When we would visit, there was an area at the end of the beach we called “The Rocks”, an outcropping of rocks that extended into the sea by a couple of hundred yards. As the tide rose it would engulf the rocks and fill small tidal pools with all kinds of interesting marine life. I would bring the kids to the rocks and we would explore those tidal pools after the tide had gone out to see what was left behind. At each pool we would look very carefully to discover periwinkles and mussels (little did I know that some white wine and garlic would have made for a wonderful picnic!) and something we called “China Man Caps” because of their conical shape. What my kids wanted to see were the crabs and the lobsters and maybe a sea star or two. In order to do this I had to turn over some rock, and as anyone who has done this knows, doing this disturbs the sediment upon which the rock sits. As the sediment settled, what lay beneath the rock would appear, almost magically as the cloud dissipated back to the bottom of the pool.

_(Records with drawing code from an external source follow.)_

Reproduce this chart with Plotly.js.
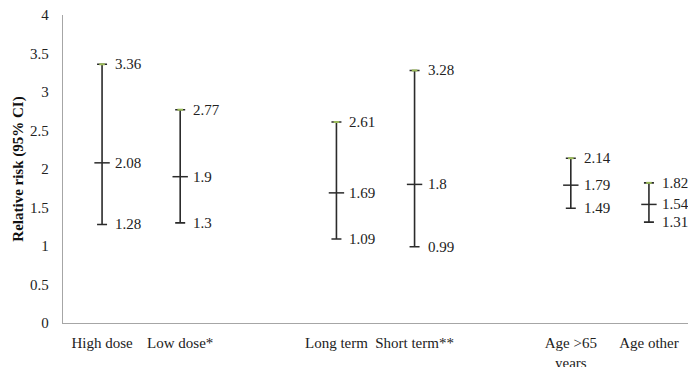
<!DOCTYPE html>
<html>
<head>
<meta charset="utf-8">
<script src="https://cdn.plot.ly/plotly-3.0.1.min.js"></script>
<style>html,body{margin:0;padding:0;background:#fff;}#chart{width:688px;height:367px;}</style>
</head>
<body>
<div id="chart"></div>
<script>
// Category slots (blank slots separate the groups)
const categorySlots = ['High dose', 'Low dose*', ' ', 'Long term', 'Short term**', '  ', 'Age >65<br>years', 'Age other'];
const categories = ['High dose', 'Low dose*', 'Long term', 'Short term**', 'Age >65<br>years', 'Age other'];
const rrHigh = [3.36, 2.77, 2.61, 3.28, 2.14, 1.82];
const rrMid  = [2.08, 1.9, 1.69, 1.8, 1.79, 1.54];
const rrLow  = [1.28, 1.3, 1.09, 0.99, 1.49, 1.31];
const yTicks = [0, 0.5, 1, 1.5, 2, 2.5, 3, 3.5, 4];

const lineColor = '#2b2b2b';
const font = {family: '"Liberation Serif", "Times New Roman", serif', size: 15, color: '#222222'};

const traces = [
  {
    type: 'scatter', mode: 'markers', x: categories, y: rrMid,
    marker: {symbol: 'line-ew', size: 11, line: {color: lineColor, width: 1.5}},
    error_y: {
      type: 'data', symmetric: false,
      array: rrHigh.map((h, i) => h - rrMid[i]),
      arrayminus: rrLow.map((l, i) => rrMid[i] - l),
      color: lineColor, thickness: 1.6, width: 5
    },
    hoverinfo: 'skip', showlegend: false
  },
  {
    type: 'scatter', mode: 'markers', x: categories, y: rrHigh,
    marker: {symbol: 'line-ew', size: 4, line: {color: '#9bbb59', width: 2}},
    hoverinfo: 'skip', showlegend: false
  }
];

const annotations = [];
[rrHigh, rrMid, rrLow].forEach(arr => {
  arr.forEach((v, i) => {
    annotations.push({
      x: categories[i], y: v, text: String(v), showarrow: false,
      xanchor: 'left', yanchor: 'middle', xshift: 11, font: font
    });
  });
});

const layout = {
  width: 688, height: 367,
  margin: {l: 63, r: 0, t: 15, b: 44},
  paper_bgcolor: '#fff', plot_bgcolor: '#fff',
  font: font,
  showlegend: false,
  xaxis: {
    type: 'category', categoryorder: 'array', categoryarray: categorySlots,
    range: [-0.5, 7.5], showgrid: false, zeroline: false,
    showline: true, linecolor: '#a6a6a6', linewidth: 1.3,
    ticks: '', ticklabelstandoff: 6, tickfont: font, fixedrange: true, automargin: false
  },
  yaxis: {
    range: [0, 4], tickvals: yTicks, ticktext: yTicks.map(String),
    showgrid: false, zeroline: false,
    showline: true, linecolor: '#a6a6a6', linewidth: 1.3,
    ticks: '', ticklabelstandoff: 10, tickfont: font, automargin: true,
    title: {text: 'Relative risk (95% CI)', font: {family: font.family, size: 15, color: '#111111', weight: 'bold'}, standoff: 2},
    fixedrange: true
  },
  annotations: annotations
};

Plotly.newPlot('chart', traces, layout, {displayModeBar: false, staticPlot: true});
</script>
</body>
</html>
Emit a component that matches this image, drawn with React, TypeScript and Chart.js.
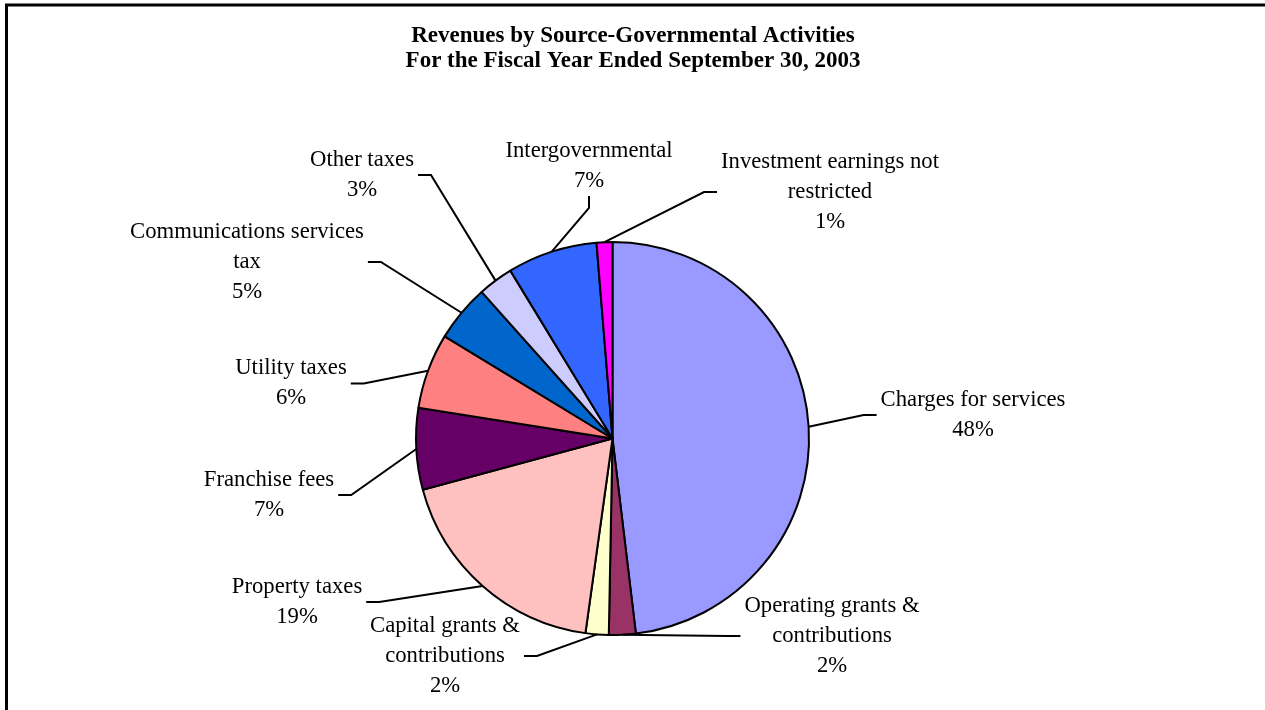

My kids would squeal (mind you my daughter will probably read this and never forgive me) and ask for me to “do it again Daddy!”, which I would dutifully do. The look in my kids eyes as they would search for the “prize” beneath each rock, the shouts of joyous discovery and the absolute and astonishing need to discover more “prizes” under more rocks was far beyond exhilaration. I could see in them something that I would hope that they never would lose, the pure joy of learning something new!
It is that joy of discovery that we seek to instill in all of our students, everyday. We need to try to harness that risk taking proclivity (used that word twice!) in helping all of our kids experience the joy of discovery. Showing the way, if you will, to that place where learning resides and the biological need for learning that exists in all humans is fulfilled.
Our struggle as educators is to try to tap into that proclivity for risky behavior and make it work for the students. How can we make what we want them to learn as interesting and engaging as well as status boosting as some of these other behaviors.
I came across an article several years ago entitled Lessons from Skateboarders by Richard Sagor. He asks a very important question about schools and learning that came to him as he watched some young people at a local downtown, skateboarding. How is it, that after making several painful attempts at a “trick”, these kids don’t give up. Yet in a classroom, where the lessons are so important, they are willing to give up so quickly? I am attaching a link to the article for your convenience. It is not a very long read, but it does offer some very interesting observations: Lessons From Skateboarders
I hope you enjoy your week of vacation.